One obvious answer is lack of oxygen, though it may not be the only one.
The goldfish (Carassius auratus), koi carp (which are a form of the common carp, Cyrpinus carpio) and frogs people have been finding dead are all quite resistant to low oxygen levels, the goldfish especially so.
Goldfish can survive for days to several weeks at 0 degrees C in the complete absence of oxygen – and pretty much indefinitely in cold weather with low oxygen levels.
Even more remarkable is the close relative of the goldfish, the crucian carp (Carassius carassius – so the same genus as the goldfish).
The crucian carp is the fish world champion at staying under the ice in winter and can tolerate literally months without oxygen.

Crucian carp are happy in silty ponds, like this pond in Norfolk, with low oxygen levels. In winter they can survive in cold water under the ice for months without oxygen
In carefully controlled laboratory studies crucian carp have survived four and a half months without oxygen. So resistant are these fish that the first people to report their resiliance – who studied the animals in Finland where most ponds are frozen in winter – were not initially believed.
Both goldfish and crucian carp survive by shutting down their metabolisms, and respiring without oxygen. To do this they need a big energy store: the crucian carp’s is huge, the biggest known in any vertebrate in proportion to its size.

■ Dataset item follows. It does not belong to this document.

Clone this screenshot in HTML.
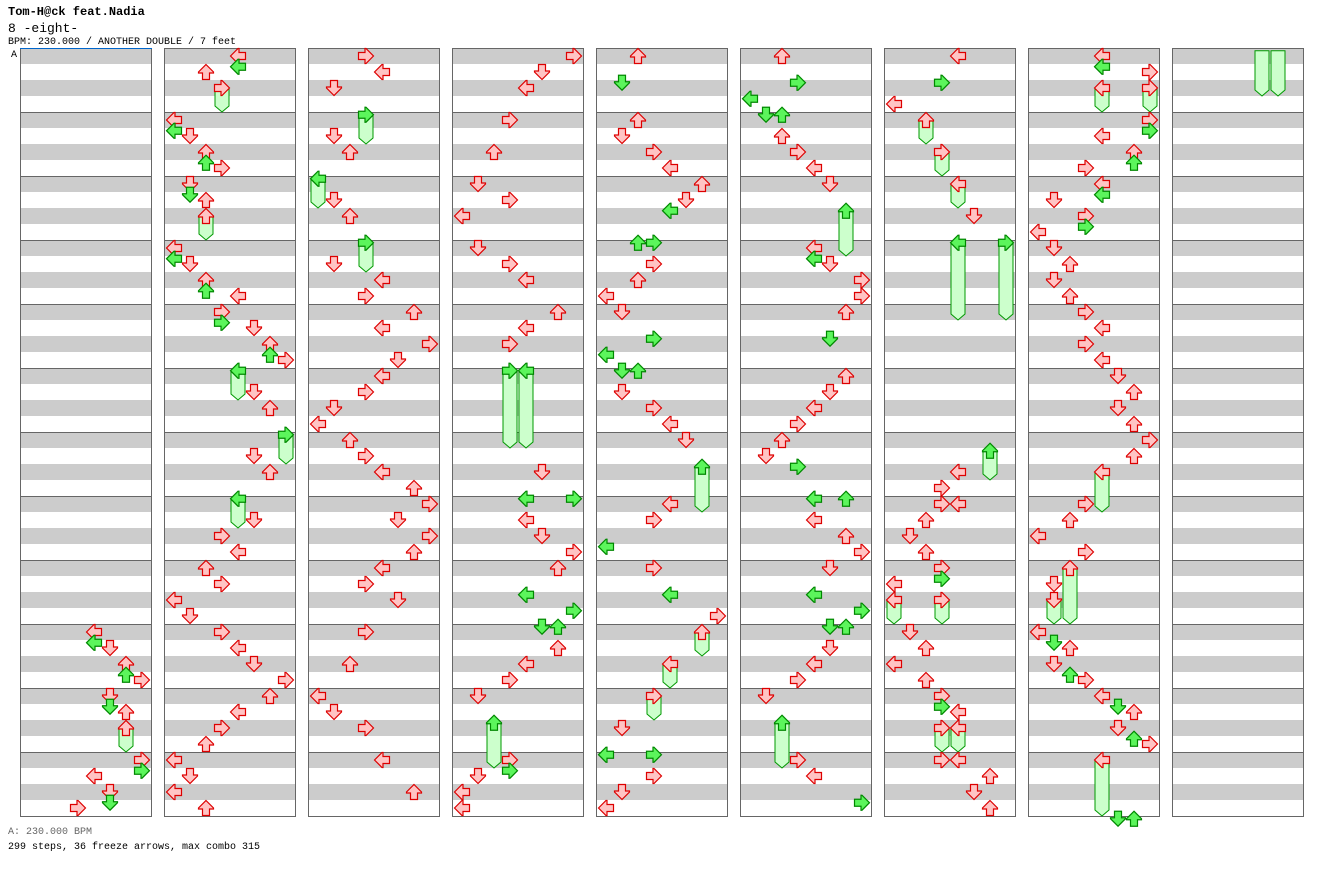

The goldfish isn’t so good at this but can still survive for a good time.
Our common frogs (Rana temporaria) are also well known for hibernating underwater. They do it in much tougher climates than the UK as well – ranging north of the Arctic Circle – and can hibernate for 8-9 months of the year.

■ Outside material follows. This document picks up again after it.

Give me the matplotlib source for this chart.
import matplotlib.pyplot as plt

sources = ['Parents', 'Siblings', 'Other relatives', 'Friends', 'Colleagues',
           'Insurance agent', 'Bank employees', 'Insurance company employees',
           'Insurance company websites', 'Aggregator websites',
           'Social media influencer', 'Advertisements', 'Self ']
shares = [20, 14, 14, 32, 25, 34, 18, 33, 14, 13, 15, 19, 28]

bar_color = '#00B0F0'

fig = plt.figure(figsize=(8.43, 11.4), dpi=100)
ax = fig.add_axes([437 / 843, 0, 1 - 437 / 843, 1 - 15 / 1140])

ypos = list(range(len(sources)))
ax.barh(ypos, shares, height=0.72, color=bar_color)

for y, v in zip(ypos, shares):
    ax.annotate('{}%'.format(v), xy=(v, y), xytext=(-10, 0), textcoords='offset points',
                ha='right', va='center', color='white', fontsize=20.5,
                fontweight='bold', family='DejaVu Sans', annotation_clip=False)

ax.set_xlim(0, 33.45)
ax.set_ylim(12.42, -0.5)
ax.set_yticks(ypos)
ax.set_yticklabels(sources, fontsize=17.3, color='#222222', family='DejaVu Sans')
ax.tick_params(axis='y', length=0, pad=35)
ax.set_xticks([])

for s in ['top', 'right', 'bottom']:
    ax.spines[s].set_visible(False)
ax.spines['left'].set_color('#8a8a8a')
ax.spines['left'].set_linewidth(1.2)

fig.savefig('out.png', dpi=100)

But to do this they need oxygen and, although frogs can tolerate short periods with no oxygen at all, they’re nothing like as good at it as zero-oxygen tolerant fish. Probably 4-7 days is as much as they can manage, not as long as a goldfish, and nowhere near as long as crucian carp.
So frog deaths due to lack of oxygen are likely to come first, before the kind of fish we commonly keep in ponds.
And a strong candidate for the cause of death is lack of oxygen.
But we can’t yet rule out some of the other possibilities completely: poisoning by hydrogen sulphide, carbon dioxide, ammonia or methane, all of which could be present in de-oxygenated ponds, is still a possibility.
But, although toxic gases are often suggested as a cause of amphibian mortality, the jury is still out on on this: an experienced amphibian ecologist I was speaking to this week was unaware of any data or published reports to back up this idea. This doesn’t mean it doesn’t happen, just the evidence isn’t there yet to decide one way or another.